Jean Ritchie of Viper, Kentucky is a legendary singer, songwriter, storyteller, and dancer; her family is well known for its music. Ritchie shared some of the background of “play parties,” having learned them as part of everyday living in Knott County, Kentucky. “Children played games on the school ground,” she says. “The singing games got started when you were a little child going to school and at recess and dinner time—you’d go out and play on the school yard and in the twilight around the houses, around homes. The young un’s would get together and play the children’s games just anytime. But when you got up to courtin’ age, the places we played play party games were at parties.”

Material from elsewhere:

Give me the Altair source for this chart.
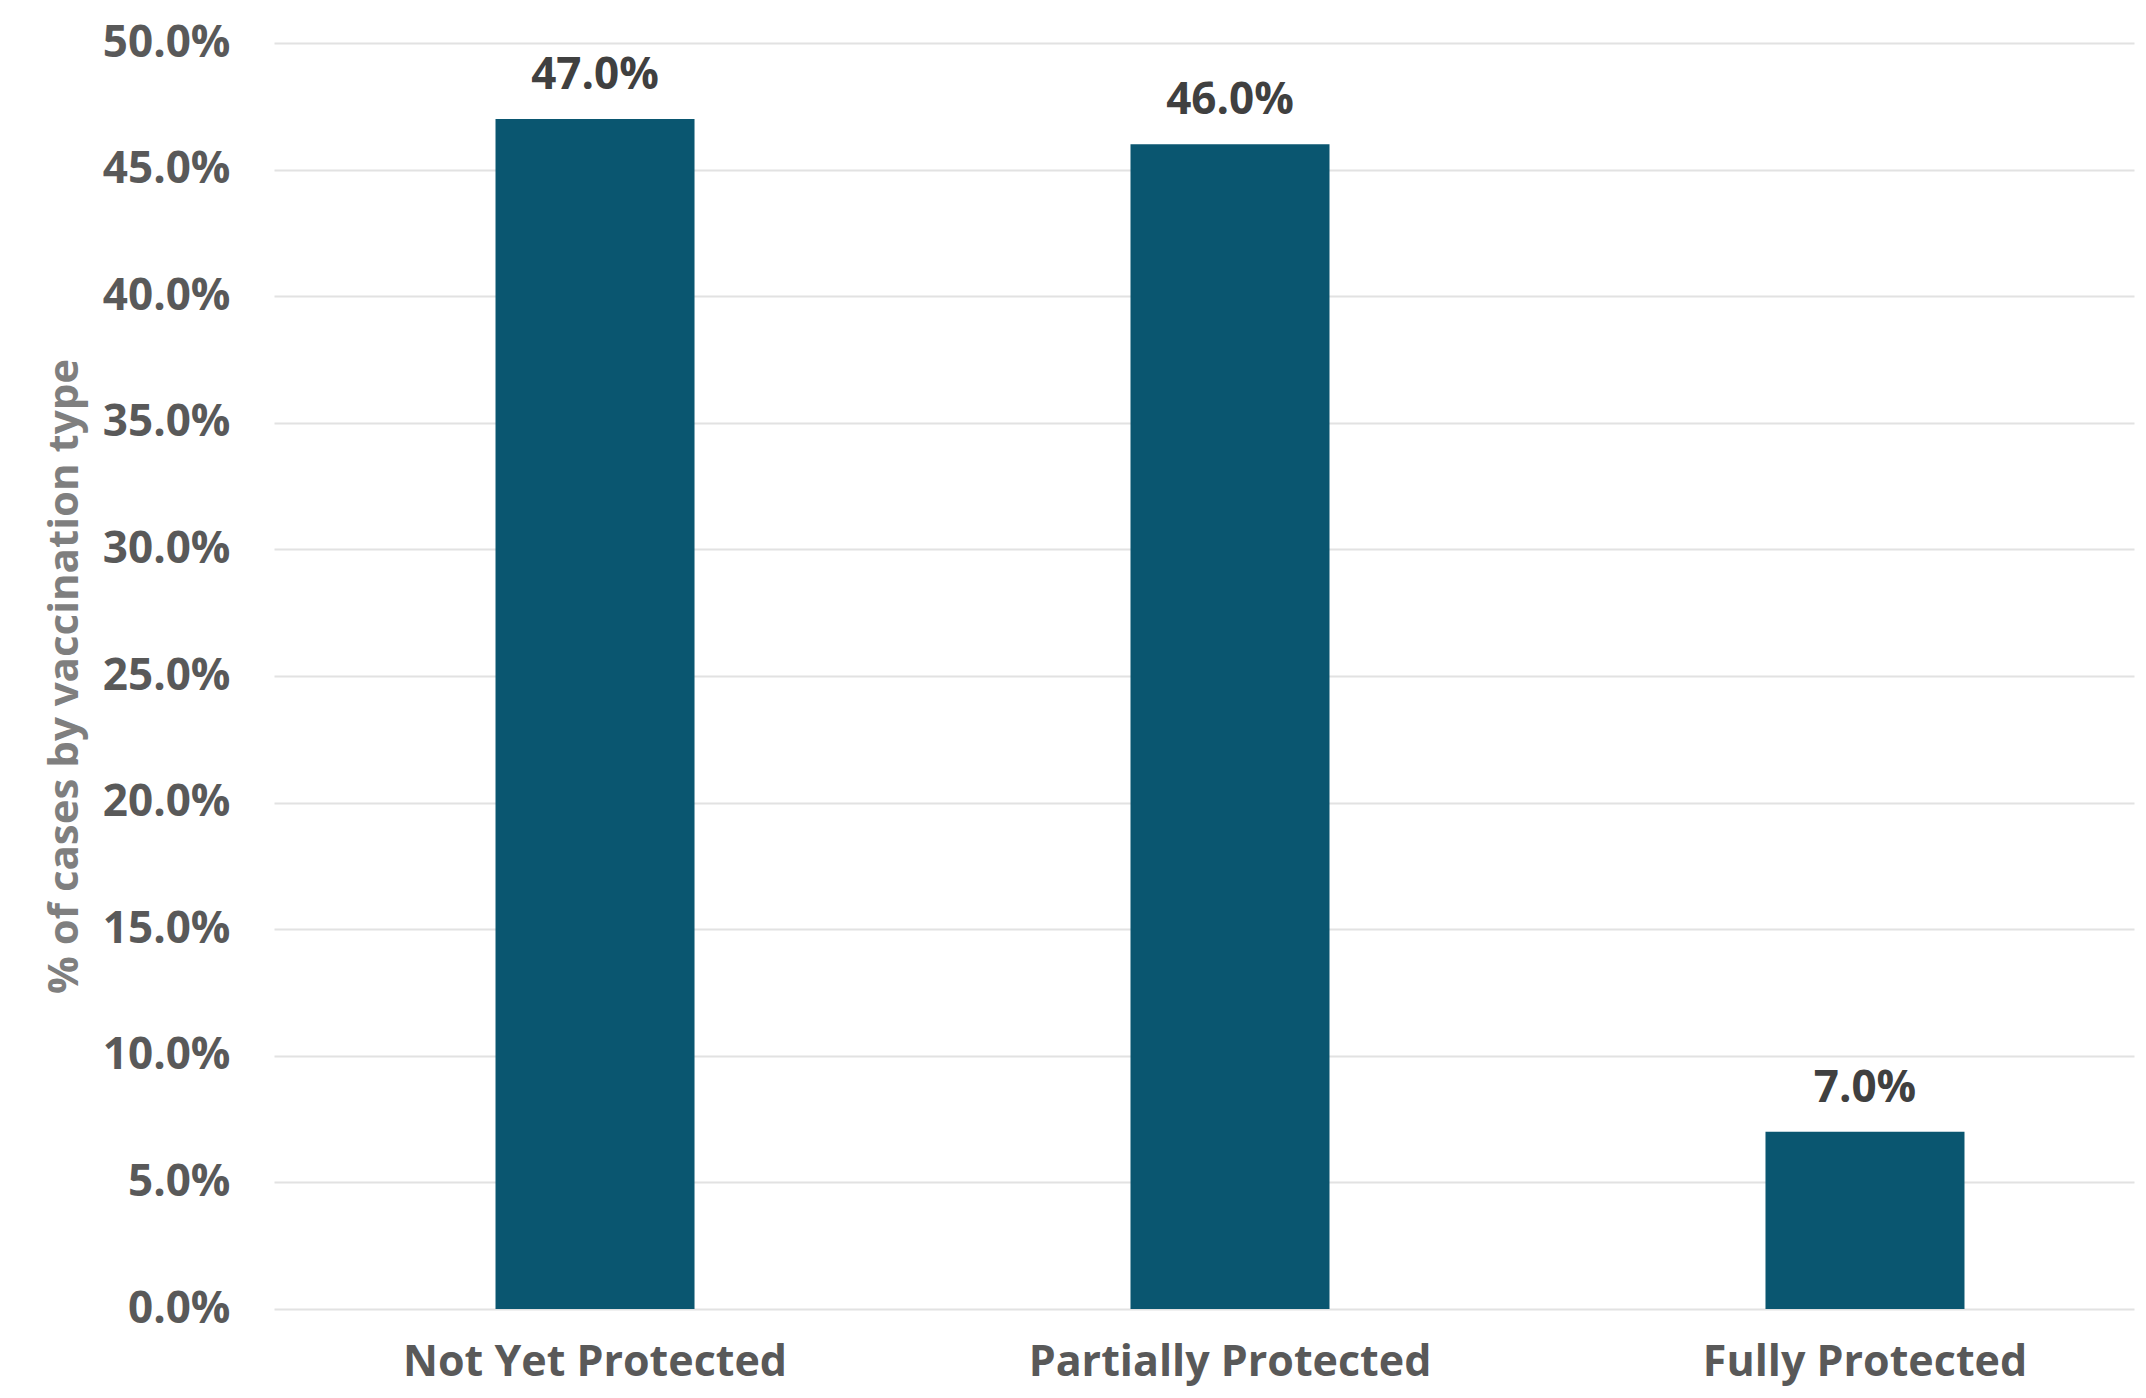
import altair as alt
import pandas as pd

categories = ["Not Yet Protected", "Partially Protected", "Fully Protected"]
shares = [0.47, 0.46, 0.07]
y_ticks = [0.0, 0.05, 0.10, 0.15, 0.20, 0.25, 0.30, 0.35, 0.40, 0.45, 0.50]

df = pd.DataFrame({"category": categories, "share": shares})

FONT = "Open Sans"

base = alt.Chart(df).encode(
    x=alt.X(
        "category:N",
        sort=categories,
        scale=alt.Scale(paddingInner=0.6866, paddingOuter=0.3079, align=0.5665),
        axis=alt.Axis(
            title=None,
            labelAngle=0,
            labelFont=FONT,
            labelFontSize=43,
            labelFontWeight="bold",
            labelColor="#595959",
            labelPadding=32,
            labelLimit=0,
            domain=False,
            ticks=False,
            grid=False,
        ),
    ),
    y=alt.Y(
        "share:Q",
        scale=alt.Scale(domain=[0, 0.5], nice=False),
        axis=alt.Axis(
            values=y_ticks,
            format=".1%",
            title="% of cases by vaccination type",
            titleFont=FONT,
            titleFontSize=42,
            titleFontWeight="bold",
            titleColor="#7f7f7f",
            titlePadding=16,
            labelFont=FONT,
            labelFontSize=44,
            labelFontWeight="bold",
            labelColor="#595959",
            labelPadding=44,
            domain=False,
            ticks=False,
            tickSize=0,
            grid=True,
            gridColor="#e2e2e2",
            gridWidth=2,
        ),
    ),
)

bars = base.mark_bar(color="#0a5670")
labels = base.mark_text(
    dy=-43,
    baseline="middle",
    font=FONT,
    fontSize=44,
    fontWeight="bold",
    color="#404040",
).encode(text=alt.Text("share:Q", format=".1%"))

chart = (
    (bars + labels)
    .properties(
        width=1860,
        height=1266,
        autosize=alt.AutoSizeParams(type="none"),
        padding={"left": 266, "top": 35, "right": 2, "bottom": 81},
        background="white",
    )
    .configure_view(stroke=None)
)

chart.save("out.html", embed_options={"renderer": "svg", "actions": False})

Ritchie’s family lived on what she calls a “semi-subsistence farm,” and the play parties served as a great reward for working hard all week. According to Ritchie, the play party games took place “largely around harvest time, around the work, you know, planting time, corn-hoeing time.” The adults knew the young folks had to have a way to get together and have some wholesome fun, and the courting couples needed a time and place to get to see each other. The play parties allowed both as well as supervision by the older folks. When Ritchie asked her mother how they let the young folks get away with playing those kissing games and those dances, her mother replied, “Well, young people gotta have fun. If you don’t let ’em have fun, they’ll do something worse.”

The churches disapproved of dancing and of the fiddle, but the play parties didn’t seem so worldly. “Some family would let the children all come in and play games. And you had to call it games because dancing was sinful,” Ritchie explains. “It was called ‘going to the plays,’ and so it got to be called a ‘play party’—a party where people played. The play parties included the older folks, the young ones, and the little bitty ones, too,” she says. “You start goin’ when you’re a baby and you watch until you’re big enough to toddle and big enough to get out there and try to join in…. I’ve seen, even today, people do that. They carry a little young’un with ’em when they’re dancin’ so it feels like it’s joinin’ in.”

Where did these parties come from? “From the countries that the people came from,” says Ritchie. “England, Scotland, Ireland, Wales … [and] some of them were made up after they got here.”


open Discussion Questions

  • In the interview, Ritchie says play parties were organized to celebrate work completed. What do people do today as a reward or celebration for working hard?
  • Why did dancing need to be called “play party games”?
  • Does dance still serve a social purpose in today’s society?
  • Are there “courting” rituals today?
  • Brainstorm the play party-type songs and dances you already know (you may just have never thought of them by that name).

  • open Teaching Tips

  • Research the economic conditions in the early 1900s, when Jean Ritchie’s parents were raising their children. How do students view economic conditions today? How do economic conditions influence dance, music, art, recreation, and community celebrations?
  • Research the settling of the Appalachian Mountains. How did the mountain people of Eastern Kentucky preserve some of the traditional dances and songs from the British Isles? What other nationalities of people wound up settling in the Appalachians after the Indian wars? What Native American tribes live(d) in the part of the country where your students live?